begin TASK DATA

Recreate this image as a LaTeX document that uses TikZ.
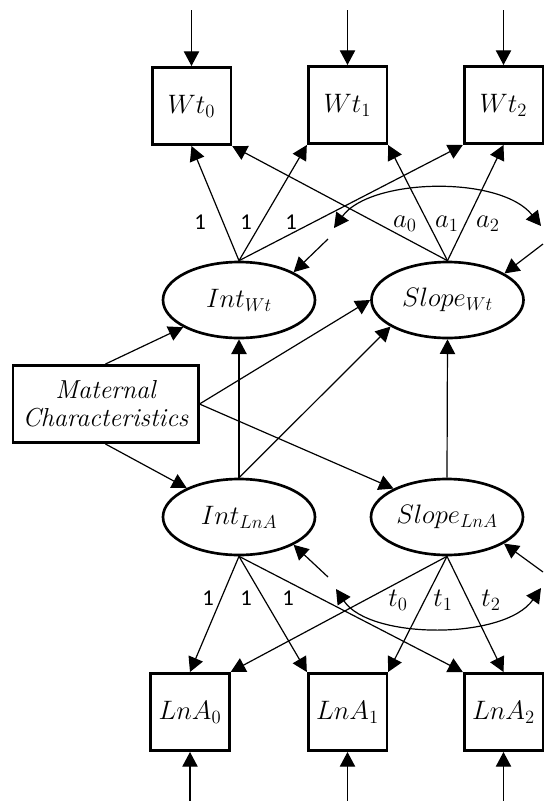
\RequirePackage{fix-cm}
\documentclass[tikz,border=0pt]{standalone}
\usepackage{fontspec}
\newfontfamily\labelfont{Carlito}
\usetikzlibrary{arrows.meta,shapes.geometric}
\begin{document}
\begin{tikzpicture}[x=0.75pt,y=-0.75pt,
  txt/.style={font=\fontsize{20}{24}\selectfont},
  obs/.style={txt,draw,line width=2pt,minimum width=59pt,minimum height=58pt,inner sep=0pt},
  lat/.style={txt,draw,ellipse,line width=2pt,minimum width=114pt,minimum height=57pt,inner sep=0pt},
  link/.style={line width=0.9pt,-{Triangle[length=11pt,width=11.5pt]}},
  both/.style={line width=0.9pt,{Triangle[length=11pt,width=11.5pt]}-{Triangle[length=11pt,width=11.5pt]}},
  load/.style={font=\labelfont\fontsize{17}{20}\selectfont,inner sep=0pt},
  coef/.style={txt,inner sep=0pt}
]
\useasboundingbox (0,0) rectangle (544,801);

% observed weights
\node[obs] (wt0) at (191.5,106) {$Wt_0$};
\node[obs] (wt1) at (347.5,105) {$Wt_1$};
\node[obs] (wt2) at (503.5,105) {$Wt_2$};

% growth factors
\node[lat] (iw) at (239,300) {$Int_{Wt}$};
\node[lat] (sw) at (447.5,300) {$Slope_{Wt}$};
\node[lat] (il) at (239,517) {$Int_{LnA}$};
\node[lat] (sl) at (447,517) {$Slope_{LnA}$};

% covariate
\node[obs,minimum width=139pt,align=center,font=\itshape\fontsize{19.5}{21}\selectfont] (mat) at (105.5,404) {Maternal\\Characteristics};

% observed LnA
\node[obs] (l0) at (190,712) {$LnA_0$};
\node[obs] (l1) at (347.5,712) {$LnA_1$};
\node[obs] (l2) at (503.5,712) {$LnA_2$};

% residual inputs
\coordinate (r0) at (191.5,10);
\coordinate (r1) at (347.5,10);
\coordinate (r2) at (503.5,10);
\coordinate (s0) at (190,801);
\coordinate (s1) at (347.5,801);
\coordinate (s2) at (503.5,801);
\foreach \a/\b in {r0/wt0,r1/wt1,r2/wt2,s0/l0,s1/l1,s2/l2}
  \draw[link] (\a) -- (\b);

% weight loadings
\draw[link] (iw.north) -- (wt0.south);
\draw[link] (iw.north) -- (wt1.south west);
\draw[link] (iw.north) -- (wt2.south west);
\draw[link] (sw.north) -- (wt0.south east);
\draw[link] (sw.north) -- (wt1.south east);
\draw[link] (sw.north) -- (wt2.south);

% LnA loadings
\draw[link] (il.south) -- (l0.north);
\draw[link] (il.south) -- (l1.north west);
\draw[link] (il.south) -- (l2.north west);
\draw[link] (sl.south) -- (l0.north east);
\draw[link] (sl.south) -- (l1.north east);
\draw[link] (sl.south) -- (l2.north);

% structural paths
\draw[link] (mat.north) -- (iw.206);
\draw[link] (mat.east) -- (sw.west);
\draw[link] (mat.east) -- (sl.152);
\draw[link] (mat.south) -- (il.151);
\draw[link] (il.north) -- (iw.south);
\draw[link] (il.north) -- (sw.205);
\draw[link] (sl.north) -- (sw.south);

% covariances
\coordinate (ca) at (334,228);
\coordinate (cb) at (541,226);
\coordinate (da) at (328,239);
\coordinate (db) at (543,244);
\draw[both] (ca) .. controls (370,178) and (500,175) .. (cb);
\draw[link] (da) -- (iw.27);
\draw[link] (db) -- (sw.25);

\coordinate (cc) at (336,589);
\coordinate (cd) at (541,588);
\coordinate (dc) at (328,577);
\coordinate (dd) at (543,572);
\draw[both] (cc) .. controls (370,640) and (505,640) .. (cd);
\draw[link] (dc) -- (il.-27);
\draw[link] (dd) -- (sl.-25);

% loading labels
\node[load] (u1) at (200,222) {1};
\node[load] (u2) at (246,222) {1};
\node[load] (u3) at (291,222) {1};
\node[coef] (a0) at (405,224) {$a_0$};
\node[coef] (a1) at (447,224) {$a_1$};
\node[coef] (a2) at (488,224) {$a_2$};
\node[load] (v1) at (208,598) {1};
\node[load] (v2) at (246,598) {1};
\node[load] (v3) at (288,598) {1};
\node[coef] (t0) at (398,600) {$t_0$};
\node[coef] (t1) at (443,600) {$t_1$};
\node[coef] (t2) at (491,600) {$t_2$};
\end{tikzpicture}
\end{document}
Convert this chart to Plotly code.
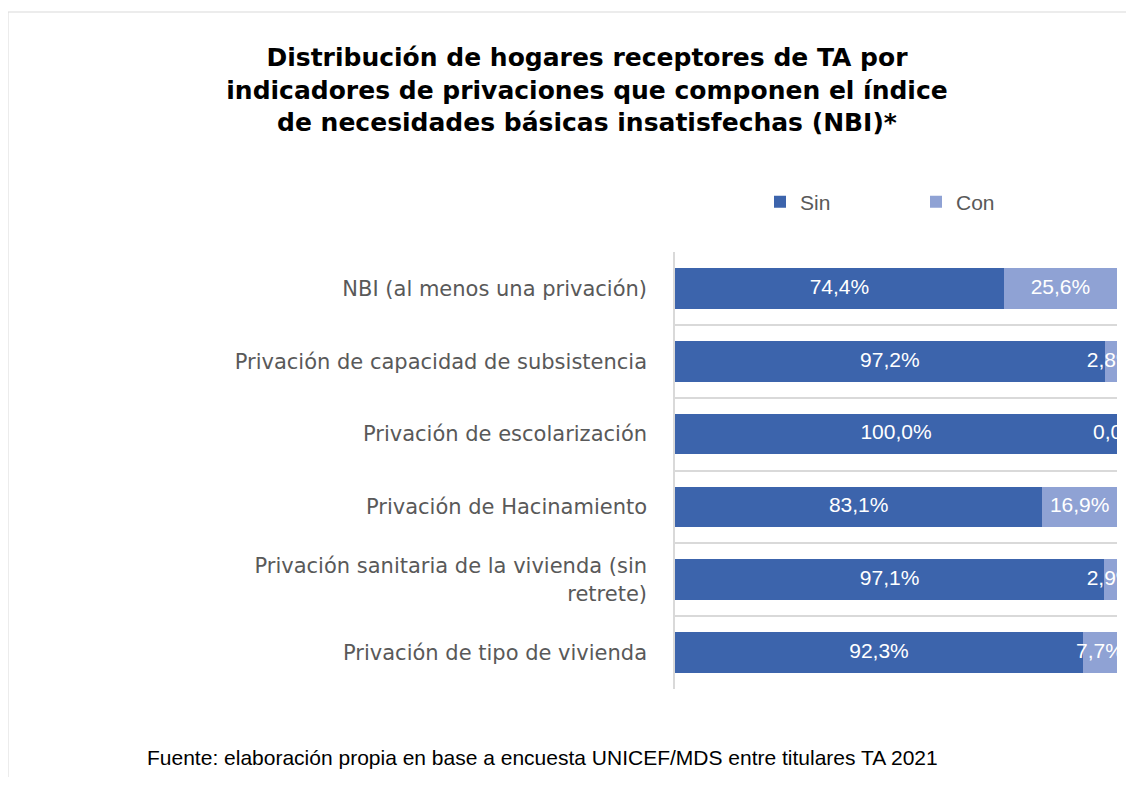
import plotly.graph_objects as go

categories = [
    "NBI (al menos una privación)",
    "Privación de capacidad de subsistencia",
    "Privación de escolarización",
    "Privación de Hacinamiento",
    "Privación sanitaria de la vivienda (sin<br>retrete)",
    "Privación de tipo de vivienda",
]
sin_values = [74.4, 97.2, 100.0, 83.1, 97.1, 92.3]
con_values = [25.6, 2.8, 0.0, 16.9, 2.9, 7.7]
series_names = ["Sin", "Con"]
colors = ["#3C64AC", "#8FA2D4"]

title_text = ("Distribución de hogares receptores de TA por<br>"
              "indicadores de privaciones que componen el índice<br>"
              "de necesidades básicas insatisfechas (NBI)*")
source_text = "Fuente: elaboración propia en base a encuesta UNICEF/MDS entre titulares TA 2021"

OFF = 8  # page body margin
W, H = 1134 - 2 * OFF, 785 - 2 * OFF
# plot area in screenshot pixels
L, R, T, B = 675, 1117, 252, 689


def px_x(px):
    return (px - L) / (R - L)


def px_y(py):
    return (B - py) / (B - T)


def fmt(v):
    return f"{v:.1f}%".replace(".", ",")


fig = go.Figure()
for name, vals, col in zip(series_names, [sin_values, con_values], colors):
    fig.add_trace(go.Bar(
        name=name, y=categories, x=vals, orientation="h",
        marker=dict(color=col, line=dict(width=0)),
        hoverinfo="x+y",
    ))

# data labels centred on each segment (clipped at the plot edge like the original)
label_font = dict(family="Liberation Sans, Arial", size=21, color="white")
fig.add_trace(go.Scatter(
    x=[v / 2 for v in sin_values], y=categories, mode="text",
    text=[fmt(v) for v in sin_values], textposition="middle center",
    textfont=label_font, showlegend=False, cliponaxis=True, hoverinfo="skip"))
fig.add_trace(go.Scatter(
    x=[s + c / 2 for s, c in zip(sin_values, con_values)], y=categories, mode="text",
    text=[fmt(v) for v in con_values], textposition="middle center",
    textfont=label_font, showlegend=False, cliponaxis=True, hoverinfo="skip"))

fig.update_layout(
    width=W, height=H,
    barmode="stack", bargap=0.44,
    separators=",.",
    paper_bgcolor="white", plot_bgcolor="white",
    margin=dict(l=L - OFF, r=W - (R - OFF), t=T - OFF, b=H - (B - OFF), autoexpand=False),
    title=dict(text=title_text, x=(587 - OFF) / W, xanchor="center", xref="container",
               y=1 - (66 - OFF) / H, yanchor="middle", yref="container",
               font=dict(family="DejaVu Sans, Liberation Sans", size=25, color="black", weight="bold")),
    legend=dict(orientation="h", x=px_x(760), xanchor="left", y=px_y(202), yanchor="middle",
                font=dict(family="Liberation Sans, Arial", size=21, color="#595959"),
                entrywidth=111, itemwidth=30, traceorder="normal"),
    xaxis=dict(range=[0, 100], showgrid=False, zeroline=False, showticklabels=False,
               showline=False, fixedrange=True),
    yaxis=dict(type="category", autorange="reversed", tickson="boundaries",
               showgrid=True, gridcolor="#D9D9D9", gridwidth=1.5,
               showline=True, linecolor="#D9D9D9", linewidth=1.5,
               ticks="", ticklabelstandoff=22,
               tickfont=dict(family="DejaVu Sans, Liberation Sans", size=21, color="#595959")),
    annotations=[dict(text=source_text, xref="paper", yref="paper",
                      x=px_x(145), xanchor="left", y=px_y(757), yanchor="middle",
                      showarrow=False,
                      font=dict(family="Liberation Sans, Arial", size=21, color="black"))],
    shapes=[dict(type="rect", xref="paper", yref="paper",
                 x0=px_x(8), x1=px_x(1160), y0=px_y(820), y1=px_y(12),
                 line=dict(color="#D9D9D9", width=1), fillcolor="rgba(0,0,0,0)", layer="below")],
)

fig.write_html("out.html")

end TASK DATA

PROBLEM DESCRIPTION: Return only the lines running from the top of the data to the line that holds "(sl) at (447,517)". Include both of those lines, but skip the pictures.

RESPONSE FOR THIS EXERCISE:
Recreate this image as a LaTeX document that uses TikZ.
\RequirePackage{fix-cm}
\documentclass[tikz,border=0pt]{standalone}
\usepackage{fontspec}
\newfontfamily\labelfont{Carlito}
\usetikzlibrary{arrows.meta,shapes.geometric}
\begin{document}
\begin{tikzpicture}[x=0.75pt,y=-0.75pt,
  txt/.style={font=\fontsize{20}{24}\selectfont},
  obs/.style={txt,draw,line width=2pt,minimum width=59pt,minimum height=58pt,inner sep=0pt},
  lat/.style={txt,draw,ellipse,line width=2pt,minimum width=114pt,minimum height=57pt,inner sep=0pt},
  link/.style={line width=0.9pt,-{Triangle[length=11pt,width=11.5pt]}},
  both/.style={line width=0.9pt,{Triangle[length=11pt,width=11.5pt]}-{Triangle[length=11pt,width=11.5pt]}},
  load/.style={font=\labelfont\fontsize{17}{20}\selectfont,inner sep=0pt},
  coef/.style={txt,inner sep=0pt}
]
\useasboundingbox (0,0) rectangle (544,801);

% observed weights
\node[obs] (wt0) at (191.5,106) {$Wt_0$};
\node[obs] (wt1) at (347.5,105) {$Wt_1$};
\node[obs] (wt2) at (503.5,105) {$Wt_2$};

% growth factors
\node[lat] (iw) at (239,300) {$Int_{Wt}$};
\node[lat] (sw) at (447.5,300) {$Slope_{Wt}$};
\node[lat] (il) at (239,517) {$Int_{LnA}$};
\node[lat] (sl) at (447,517) {$Slope_{LnA}$};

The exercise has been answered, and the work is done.